For decades, the premier forum for taking action on some of the toughest issues of the day – in a meaningful way and under the direction of Gedolim – has been the Agudah convention.
And this year’s gathering, observes Agudath Israel of America executive director Rabbi Labish Becker, is taking place against a background of truly formidable, even unprecedented, challenges.
“In light of the portrayal of Jews on the front pages of national newspapers and in the electronic media, this past year has not been a good one – particularly for Orthodox Jews. The chilul Hashem resulting from allegations, substantiated or otherwise, of Orthodox wrongdoing in the financial arena and beyond has been a source of anguish to every thinking member of our community.”
We face myriad other difficulties as well. The economic situation continues to take a devastating toll on countless households and Torah institutions. Domestic strife and substance abuse (as well as other kinds of addictions) have made significant inroads into our community, wreaking havoc on individuals and entire families. The dilemma of older singles shows no signs of seriously abating. And while many communal efforts have been directed in recent years at addressing “kids-at-risk,” far too many of our young boys and girls – our most precious assets – are still roaming the streets, putting themselves at grave spiritual and physical danger.
“Sadly, our community is not immune to many of the ills that plague the larger society,” says Aron Tessler, who is this year’s convention chairman. “The challenge before us is to develop real solutions for these painful problems.” And that begins, he avers, with recognizing that when it comes to our fellow Jews, there is no “them” and “us;” we are all interconnected, all responsible for each other’s well-being.
The theme of Agudath Israel of America’s upcoming national convention is, in fact, “Areivim Zeh Lozeh – Dealing Decisively-and Jewishly – With the Challenges We Face.”
“In truth, it’s more than just a theme. It’s a mandate that underlies every Agudah convention,” Rabbi Becker stresses. By way of illustration, he points to the many highly successful organizations that were birthed at an Agudah convention and that continue to provide invaluable assistance to countless members of Klal Yisroel.

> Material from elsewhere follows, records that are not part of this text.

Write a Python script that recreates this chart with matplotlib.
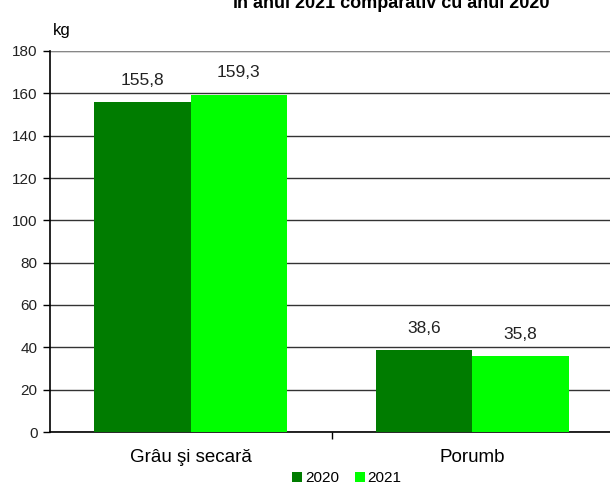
import numpy as np
import matplotlib
matplotlib.use('Agg')
import matplotlib.pyplot as plt

plt.rcParams['font.family'] = ['Liberation Sans', 'DejaVu Sans']

# Data
categories = ['Grâu şi secară', 'Porumb']
years = ['2020', '2021']
values_2020 = [155.8, 38.6]
values_2021 = [159.3, 35.8]
colors = ['#007c00', '#00ff00']

fig = plt.figure(figsize=(6.1, 4.9), dpi=100)
ax = fig.add_axes([50 / 610, 58 / 490, 563 / 610, 381 / 490])

x = np.arange(len(categories))
w = 0.342
bars1 = ax.bar(x - w / 2, values_2020, w, color=colors[0], label=years[0], zorder=3)
bars2 = ax.bar(x + w / 2, values_2021, w, color=colors[1], label=years[1], zorder=3)

# value labels, decimal comma
for bars in (bars1, bars2):
    for b in bars:
        v = b.get_height()
        ax.annotate(f'{v:.1f}'.replace('.', ','), (b.get_x() + b.get_width() / 2, v),
                    xytext=(0, 16), textcoords='offset points',
                    ha='center', va='center', fontsize=12.5, color='#222222')

ax.set_xlim(-0.5, 1.5)
ax.set_ylim(0, 180)
ax.set_yticks(np.arange(0, 181, 20))
ax.yaxis.grid(True, color='#333333', linewidth=1.0, zorder=0)
ax.set_axisbelow(True)

ax.set_xticks(x)
ax.set_xticklabels(categories, fontsize=13.5)
ax.tick_params(axis='x', length=0, pad=12)
ax.set_xticks([0.5], minor=True)
ax.tick_params(axis='x', which='minor', length=5, width=1, color='black')
ax.tick_params(axis='y', length=5, width=1, labelsize=11, pad=4, labelcolor='#222222')

for s in ('top', 'right'):
    ax.spines[s].set_visible(False)
ax.spines['left'].set_linewidth(1.2)
ax.spines['bottom'].set_linewidth(1.2)
ax.axhline(180, color='#999999', linewidth=1.2, zorder=1)

fig.text(62 / 610, 1 - 30 / 490, 'kg', fontsize=12, ha='center', va='center')

# title line at the very top (cut by the top edge, as in the original)
fig.text(391 / 610, 1 - 8 / 490, 'în anul 2021 comparativ cu anul 2020',
         fontsize=13, fontweight='bold', ha='center', va='baseline')

ax.legend(loc='center', bbox_to_anchor=(347 / 610, 12 / 490), bbox_transform=fig.transFigure,
          ncol=2, frameon=False, fontsize=11, handlelength=0.65, handleheight=0.65,
          handletextpad=0.2, columnspacing=1.0)

fig.savefig('out.png', dpi=100)
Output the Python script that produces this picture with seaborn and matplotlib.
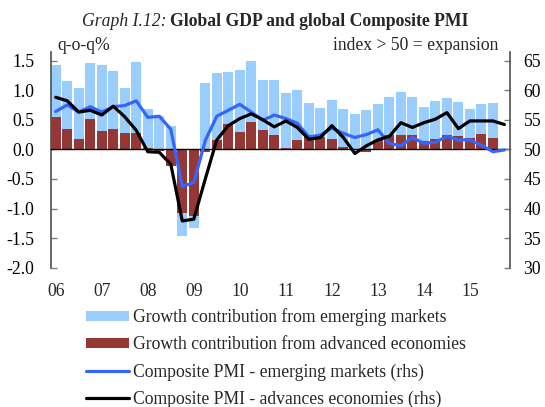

Indeed, it was the heartfelt convention speech of Rabbi Avrohom Pam, zt”l close to twenty years ago about the challenge of sharing Torah with the Russian immigrant population in Eretz Yisroel that prompted the immediate reaction of a group of askanim to found the Shuvu organization that has literally changed the Torah map in Eretz Yisroel. Other highly effective organizations that came about as result of convention delegates putting heads and hearts together to deal with a particular problem in the community include Project Y.E.S., the celebrated mentoring and counseling program for “pre-risk” teens and their families; Reshet Shiurei Torah, Agudath Israel’s Torah Education Network; the Jewish Education Program (JEP) for public school children; the Ichud Mosdos Hachinuch of Brooklyn program for yeshiva children with special educational needs; Invei Hagefen, the Agudath Israel/Agudah Women co-sponsored “shidduch agency,” which arranges approximately 100 introductions each week and has many successful shidduchim to its credit; and the Emergency Parnassa Initiative (EPI), which was created last year to help unemployed heads of household regain their parnassa.
“Each of these organizations was created because Jews felt the achrayus to come together to help other Jews,” Rabbi Becker says. “That’s what the Agudah movement is about and what every convention is about.
“And coming to a convention – you might say that’s the first step in carrying out this year’s theme.”
The place to come for the Agudah’s 87th National Convention will be the Hilton in East Brunswick, New Jersey – a beautiful and centrally located new venue. And the dates to be there are Thursday through Sunday, November 26-29.
“Getting things moving,” says Rabbi Becker, “starts with getting moving ourselves.”